In the short-term, Vlasic said he believes Karlsson gives the Sharks their best chance at the Stanley Cup, with a team he believes might be more talented than the one that made the final in 2016. But the long-term outlook for Karlsson in San Jose is, at this point, undefined.
"I'm just trying to be the best hockey player I am for this team right now. That's what I'm excited about. I think that everything else will follow suit," Karlsson said. "I'm not trying to rush anything here. I'm a day-by-day guy. I try to live each one to the fullest."
The collective bargaining agreement dictates that the Sharks can't offer Karlsson an eight-year contract extension until after this season's trade deadline. Meanwhile, both the player and the team will see if there's a fit, both from a hockey perspective and geographically.

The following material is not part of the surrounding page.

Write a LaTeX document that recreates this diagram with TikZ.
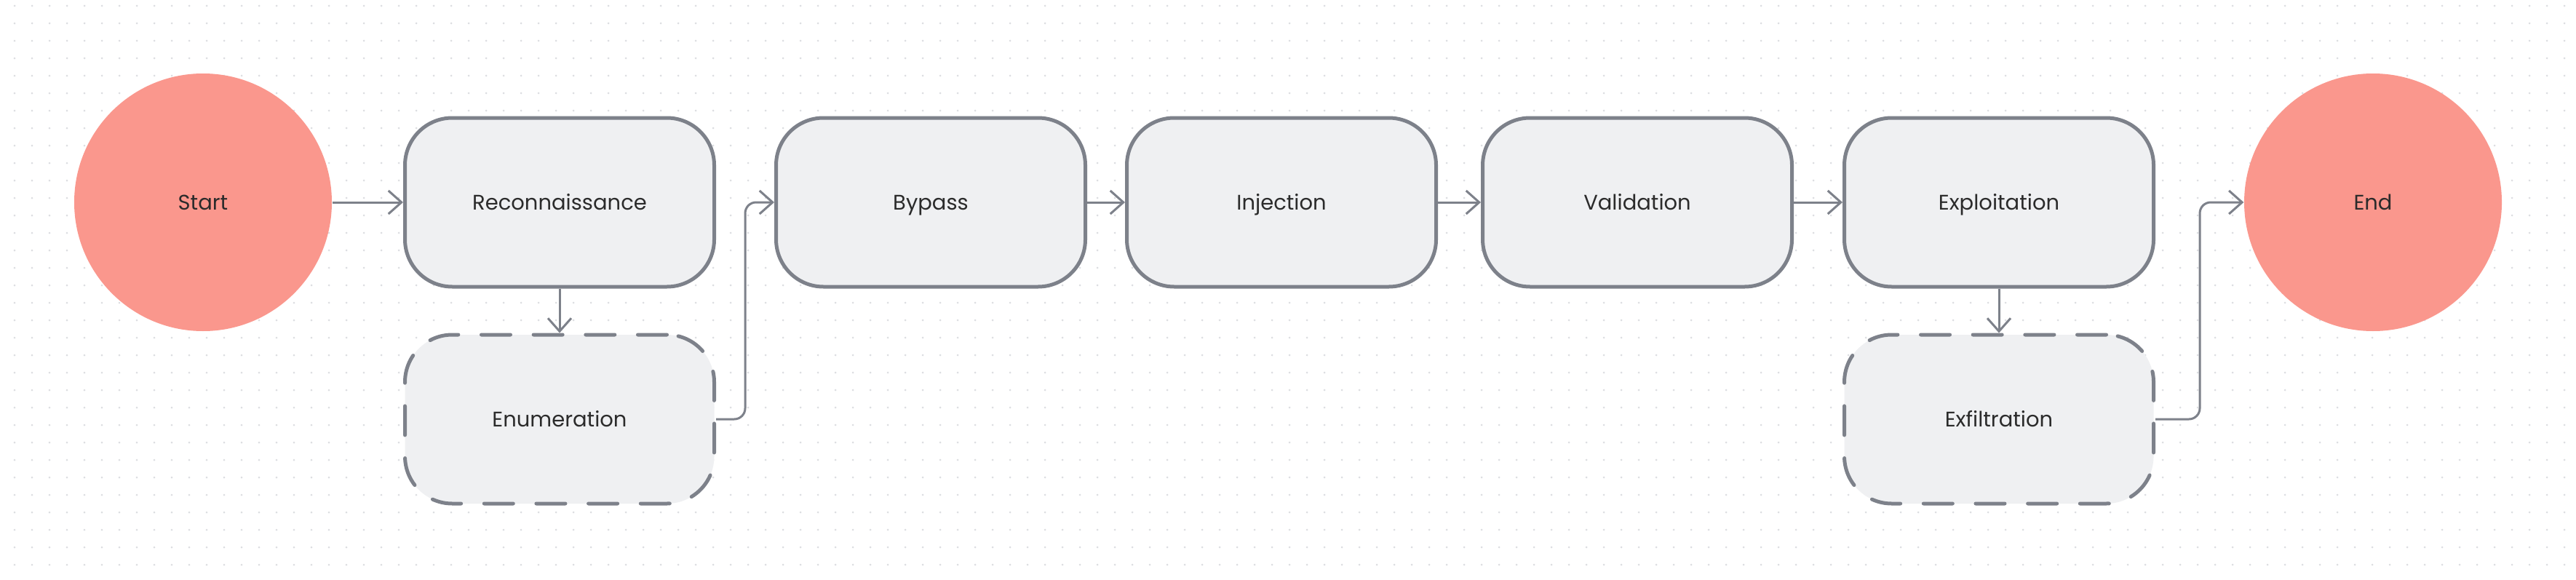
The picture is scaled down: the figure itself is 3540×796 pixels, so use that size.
\documentclass[tikz,border=0pt]{standalone}
\usepackage{fontspec}
\setmainfont{Poppins}
\usetikzlibrary{arrows.meta}
\definecolor{salmon}{HTML}{FA978D}
\definecolor{boxfill}{HTML}{EFF0F2}
\definecolor{edgec}{HTML}{7D818A}
\definecolor{txtc}{HTML}{2B2B2B}
\definecolor{dotc}{HTML}{DCDDE1}
\begin{document}
\begin{tikzpicture}[x=0.3pt,y=-0.3pt,
  every node/.style={font=\fontsize{8.7}{10.5}\selectfont, text=txtc, text height=6.1pt, text depth=0pt},
  term/.style={circle, fill=salmon, minimum size=106.2pt, inner sep=0pt},
  proc/.style={rectangle, rounded corners=19.5pt, draw=edgec, line width=1.5pt, fill=boxfill, minimum width=127.5pt, minimum height=69.6pt, inner sep=0pt},
  optbox/.style={proc, dash pattern=on 12pt off 9.5pt, line cap=round},
  link/.style={draw=edgec, line width=0.9pt, -{Straight Barb[length=5.4pt,width=9.6pt]}, rounded corners=4.5pt}]
\fill[white] (0,0) rectangle (3540,796);
\useasboundingbox (0,0) rectangle (3540,796);
\foreach \i in {0,...,146} {
  \foreach \j in {0,...,32} {
    \fill[dotc] (20+24*\i, 8+24*\j) circle (0.45pt);
  }
}
\node[term] (start) at (279,278) {Start};
\node[proc] (recon) at (769,278) {Reconnaissance};
\node[optbox] (enum) at (769,576) {Enumeration};
\node[proc] (bypass) at (1279,278) {Bypass};
\node[proc] (inject) at (1761,278) {Injection};
\node[proc] (valid) at (2250,278) {Validation};
\node[proc] (exploit) at (2747,278) {Exploitation};
\node[optbox] (exfil) at (2747,576) {Exfiltration};
\node[term] (end) at (3261,278) {End};
\coordinate (e1) at (1024,576);
\coordinate (e2) at (1024,278);
\coordinate (x1) at (3023,576);
\coordinate (x2) at (3023,278);
\draw[link] (start) -- (recon);
\draw[link] (recon) -- (enum);
\draw[link] (enum.east) -- (e1) -- (e2) -- (bypass.west);
\draw[link] (bypass) -- (inject);
\draw[link] (inject) -- (valid);
\draw[link] (valid) -- (exploit);
\draw[link] (exploit) -- (exfil);
\draw[link] (exfil.east) -- (x1) -- (x2) -- (end.west);
\end{tikzpicture}
\end{document}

Douglas Murray was a Sharks defenseman before joining the organization on the business side. A fellow Swede, he's one of the few people Karlsson knew in San Jose when the trade went down.
"I reached out right away," Murray said. "I was excited as a fan, as someone that's been a part of the Sharks family. I love the guy as a person and as a hockey player."

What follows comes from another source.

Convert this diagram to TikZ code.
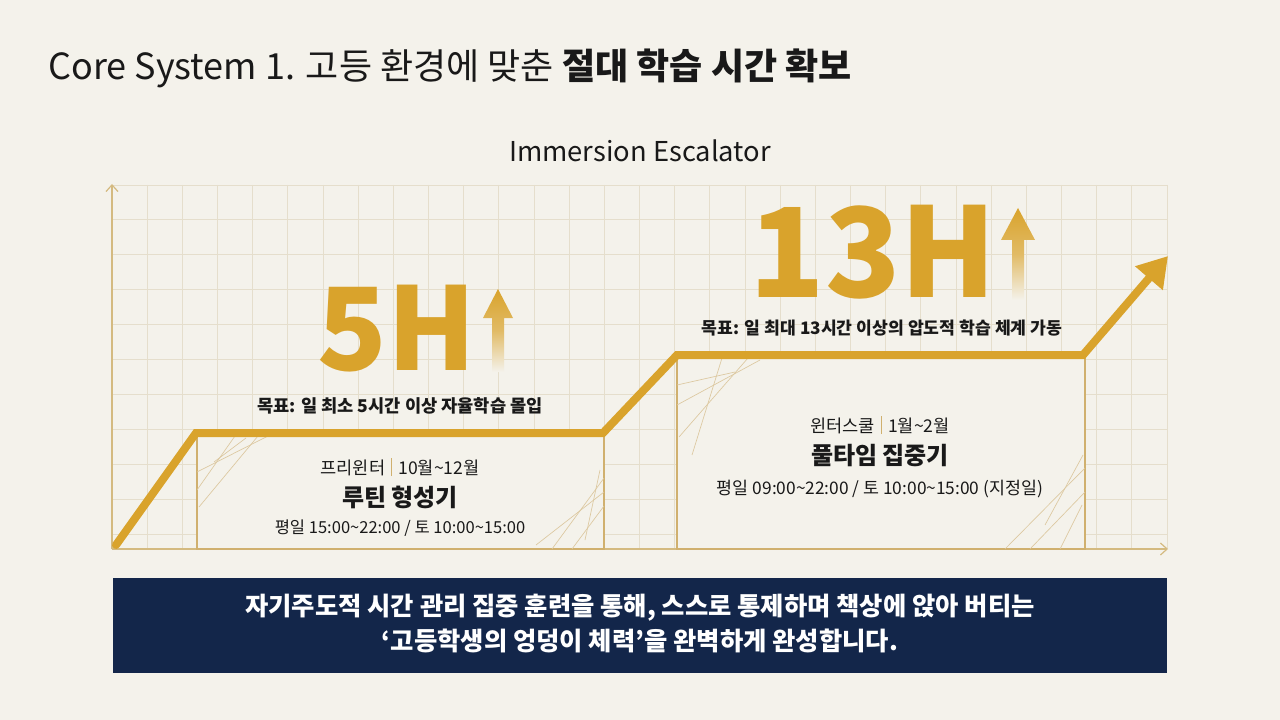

Murray settled in San Jose after his playing days and began extolling the virtues of the area to Karlsson when the trade was announced. They've spent a good amount of time together since Karlsson arrived in town.
"I shared a lot of things about the area, and I have more to share. I love this place. It's kind of a place that's tough to look at and say, 'Oh, wow.' It's not New York City. It's not L.A. You're looking at San Jose as a downtown, you might not see much. But the area is fantastic for so many reasons," Murray said.

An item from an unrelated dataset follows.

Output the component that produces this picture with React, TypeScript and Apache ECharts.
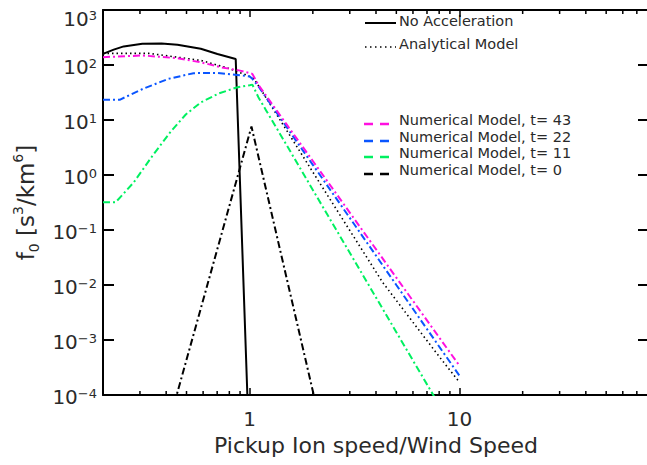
import React, { useEffect, useRef } from 'react';
import * as echarts from 'echarts';

// Axis ranges and tick values
const X_RANGE = [0.2, 80];
const Y_RANGE = [1e-4, 1e3];
const MINOR_X_TICKS = [0.3, 0.4, 0.5, 0.6, 0.7, 0.8, 0.9, 2, 3, 4, 5, 6, 7, 8, 9, 20, 30, 40, 50, 60, 70];

// No Acceleration (solid black)
const X_NOACC = [0.2, 0.225, 0.251, 0.308, 0.38, 0.453, 0.585, 0.702, 0.858, 0.975, 1.0];
const Y_NOACC = [159, 190, 218, 243, 245, 233, 197, 159, 129, 1e-4, 6e-6];

// Analytical Model (dotted black)
const X_ANALYTIC = [0.2, 0.33, 0.45, 0.585, 0.78, 0.975, 1.05, 1.2, 1.5, 2, 3, 4.3, 6, 8, 10];
const Y_ANALYTIC = [163, 163, 139, 121, 89, 65, 56, 25, 6.5, 1.13, 0.098, 0.0112, 2.1e-3, 5e-4, 1.7e-4];

// Numerical Model t=43 (magenta)
const X_T43 = [0.2, 0.31, 0.45, 0.585, 0.73, 0.9, 1.03, 1.1, 1.2, 1.5, 2, 3, 5, 7, 10];
const Y_T43 = [139, 149, 133, 112, 91, 79, 69, 43.6, 27.4, 8.3, 1.8, 0.207, 0.0136, 2.27e-3, 3.4e-4];

// Numerical Model t=22 (blue)
const X_T22 = [0.2, 0.24, 0.31, 0.41, 0.54, 0.7, 0.87, 1.0, 1.03, 1.1, 1.2, 1.5, 2, 3, 5, 7, 10];
const Y_T22 = [23.3, 23.3, 36.9, 56, 71, 72, 66, 62, 56, 41, 25.4, 7.45, 1.53, 0.166, 0.01, 1.58e-3, 2.24e-4];

// Numerical Model t=11 (green)
const X_T11 = [0.2, 0.23, 0.28, 0.345, 0.421, 0.496, 0.584, 0.711, 0.867, 1.0, 1.03, 1.1, 1.2, 1.5, 2, 3, 5, 7, 10];
const Y_T11 = [0.32, 0.32, 0.73, 2.26, 6.18, 12.6, 20.8, 30.3, 39, 43, 44, 26, 14.8, 3.5, 0.536, 0.0385, 1.39e-3, 1.56e-4, 1.55e-5];

// Numerical Model t=0 (black dash-dot)
const X_T0 = [0.4, 0.449, 1.02, 2.02, 2.2];
const Y_T0 = [2.1e-5, 1e-4, 7.6, 1e-4, 2.5e-5];

const LEGEND_TOP = ['No Acceleration', 'Analytical Model'];
const LEGEND_NUM = ['Numerical Model, t= 43', 'Numerical Model, t= 22', 'Numerical Model, t= 11', 'Numerical Model, t= 0'];

const FONT = 'DejaVu Sans';
const TXT = '#2a2a2a';
const MAGENTA = '#ff10e0';
const BLUE = '#0a55ff';
const GREEN = '#00f060';
const BLACK = '#000';

const pairs = (xs: number[], ys: number[]) => xs.map((x, i) => [x, ys[i]]);

export default function App() {
  const ref = useRef<HTMLDivElement>(null);

  useEffect(() => {
    if (!ref.current) return;
    const chart = echarts.init(ref.current, undefined, { renderer: 'svg' });

    const isDecade = (v: number) => {
      const l = Math.log10(v);
      return Math.abs(l - Math.round(l)) < 1e-6;
    };

    const dashDot = [7, 3, 2, 3];

    const numLine = (name: string, xs: number[], ys: number[], color: string) => ({
      name,
      type: 'line',
      data: pairs(xs, ys),
      showSymbol: false,
      symbol: 'none',
      clip: true,
      lineStyle: { color, width: 2, type: dashDot },
      z: 3,
    });

    const legendColors = [MAGENTA, BLUE, GREEN, BLACK];
    const legendYs = [124, 141, 157, 174];
    const legendText = (text: string, x: number, y: number) => ({
      type: 'text', x, y,
      style: { text, fontSize: 14.5, lineHeight: 15, fontFamily: FONT, fill: TXT, verticalAlign: 'middle', align: 'left' },
    });

    const graphics: any[] = [
      { type: 'line', shape: { x1: 365, y1: 23, x2: 396, y2: 23 }, style: { stroke: BLACK, lineWidth: 2 } },
      legendText(LEGEND_TOP[0], 399, 21),
      { type: 'line', shape: { x1: 365, y1: 47, x2: 396, y2: 47 }, style: { stroke: BLACK, lineWidth: 1.5, lineDash: [1.5, 3.5] } },
      legendText(LEGEND_TOP[1], 399, 44),
    ];
    LEGEND_NUM.forEach((t, i) => {
      graphics.push({ type: 'line', shape: { x1: 364, y1: legendYs[i], x2: 389, y2: legendYs[i] }, style: { stroke: legendColors[i], lineWidth: 2.5, lineDash: [9, 7] } });
      graphics.push(legendText(t, 399, legendYs[i] - 4));
    });

    const axisLineStyle = { color: BLACK, width: 2 };

    chart.setOption({
      animation: false,
      grid: { left: 103, top: 10, width: 546, height: 385, containLabel: false, outerBoundsMode: 'none' },
      xAxis: [
        {
          type: 'log', logBase: 10, min: X_RANGE[0], max: X_RANGE[1], position: 'bottom',
          axisLine: { show: true, lineStyle: axisLineStyle },
          axisTick: { show: true, inside: true, length: 7, lineStyle: { color: BLACK, width: 1.5 } },
          splitLine: { show: false },
          axisLabel: {
            margin: 14, fontSize: 20, fontFamily: FONT, color: TXT,
            formatter: (v: number) => (isDecade(v) ? String(Math.round(v)) : ''),
          },
          name: 'Pickup Ion speed/Wind Speed', nameLocation: 'middle', nameGap: 39,
          nameTextStyle: { fontSize: 22, fontFamily: FONT, color: TXT },
        },
        {
          type: 'log', logBase: 10, min: X_RANGE[0], max: X_RANGE[1], position: 'top',
          axisLine: { show: true, lineStyle: axisLineStyle },
          axisTick: { show: true, inside: true, length: 7, lineStyle: { color: BLACK, width: 1.5 } },
          splitLine: { show: false },
          axisLabel: { show: false },
        },
      ],
      yAxis: [
        {
          type: 'log', logBase: 10, min: Y_RANGE[0], max: Y_RANGE[1], position: 'left',
          axisLine: { show: true, lineStyle: axisLineStyle },
          axisTick: { show: true, inside: true, length: 11, lineStyle: { color: BLACK, width: 2 } },
          splitLine: { show: false },
          axisLabel: {
            margin: 6,
            formatter: (v: number) => {
              const e = Math.round(Math.log10(v));
              const es = e < 0 ? '\u2212' + (-e) : String(e);
              return e === 3 ? `{gap| }\n{b|10}{s|${es}}` : `{b|10}{s|${es}}`;
            },
            rich: {
              gap: { fontSize: 10, lineHeight: 14, fontFamily: FONT, color: TXT },
              b: { fontSize: 20, lineHeight: 26, padding: [4, 0, 0, 0], fontFamily: FONT, color: TXT },
              s: { fontSize: 13, lineHeight: 13, padding: [5, 0, 0, 0], verticalAlign: 'top', fontFamily: FONT, color: TXT },
            },
          },
          name: '{t|f}{sub|0}{t| [s}{sup|3}{t|/km}{sup|6}{t|]}',
          nameLocation: 'middle', nameRotate: 90, nameGap: 57,
          nameTextStyle: {
            rich: {
              t: { fontSize: 23, lineHeight: 30, fontFamily: FONT, color: TXT },
              sub: { fontSize: 14, lineHeight: 16, verticalAlign: 'bottom', fontFamily: FONT, color: TXT },
              sup: { fontSize: 14, lineHeight: 14, verticalAlign: 'top', fontFamily: FONT, color: TXT },
            },
          },
        },
        {
          type: 'log', logBase: 10, min: Y_RANGE[0], max: Y_RANGE[1], position: 'right',
          axisLine: { show: true, lineStyle: axisLineStyle },
          axisTick: { show: true, inside: true, length: 11, lineStyle: { color: BLACK, width: 2 } },
          splitLine: { show: false },
          axisLabel: { show: false },
        },
      ],
      series: [
        {
          name: LEGEND_TOP[0], type: 'line', data: pairs(X_NOACC, Y_NOACC), showSymbol: false, symbol: 'none', clip: true,
          lineStyle: { color: BLACK, width: 2 }, z: 2,
        },
        {
          name: LEGEND_TOP[1], type: 'line', data: pairs(X_ANALYTIC, Y_ANALYTIC), showSymbol: false, symbol: 'none', clip: true,
          lineStyle: { color: BLACK, width: 1.6, type: [1.5, 3] }, z: 2,
        },
        numLine(LEGEND_NUM[3], X_T0, Y_T0, BLACK),
        numLine(LEGEND_NUM[2], X_T11, Y_T11, GREEN),
        numLine(LEGEND_NUM[1], X_T22, Y_T22, BLUE),
        numLine(LEGEND_NUM[0], X_T43, Y_T43, MAGENTA),
        {
          name: 'minorTicks', type: 'custom', data: MINOR_X_TICKS.map((v) => [v, 1]), clip: false, silent: true, z: 5,
          renderItem: (_params: any, api: any) => {
            const x = api.value(0);
            const pb = api.coord([x, Y_RANGE[0]]);
            const pt = api.coord([x, Y_RANGE[1]]);
            const len = 4;
            return {
              type: 'group',
              children: [
                { type: 'line', shape: { x1: pb[0], y1: pb[1], x2: pb[0], y2: pb[1] - len }, style: { stroke: BLACK, lineWidth: 1.5 } },
                { type: 'line', shape: { x1: pt[0], y1: pt[1], x2: pt[0], y2: pt[1] + len }, style: { stroke: BLACK, lineWidth: 1.5 } },
              ],
            };
          },
        },
      ],
      graphic: graphics,
    });

    return () => chart.dispose();
  }, []);

  return (
    <div
      ref={ref}
      style={{ position: 'fixed', left: 0, top: 0, width: 647, height: 465, background: '#fff' }}
    />
  );
}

Wilson wouldn't comment on any potential negotiations with Karlsson, but feels the Sharks' record on retaining talent they've acquired isn't coincidental. San Jose is a selling point. So is the team that plays there.
"My job as a general manager is to make this a place that players want to play. The history speaks for itself. The rest of it takes care of itself. Every player makes his decisions for a myriad of reasons," he said.
Karlsson feels the decision was made for him, rather than by him, when Ottawa shipped him to San Jose. Now he gets to make the call, for his family and for his career. Maybe it's San Jose. Maybe it's elsewhere. Wherever the Karlssons end up, Erik has made it clear in the aftermath of this dramatic trade: There is the place where they'll live, and then there's home.
"To all the fans, to all the people that live [there] ... Ottawa is a city that I will set my roots in and forever stay in," he said. "Even though I'm not going to represent [the Senators] anymore, it's always going to be my home."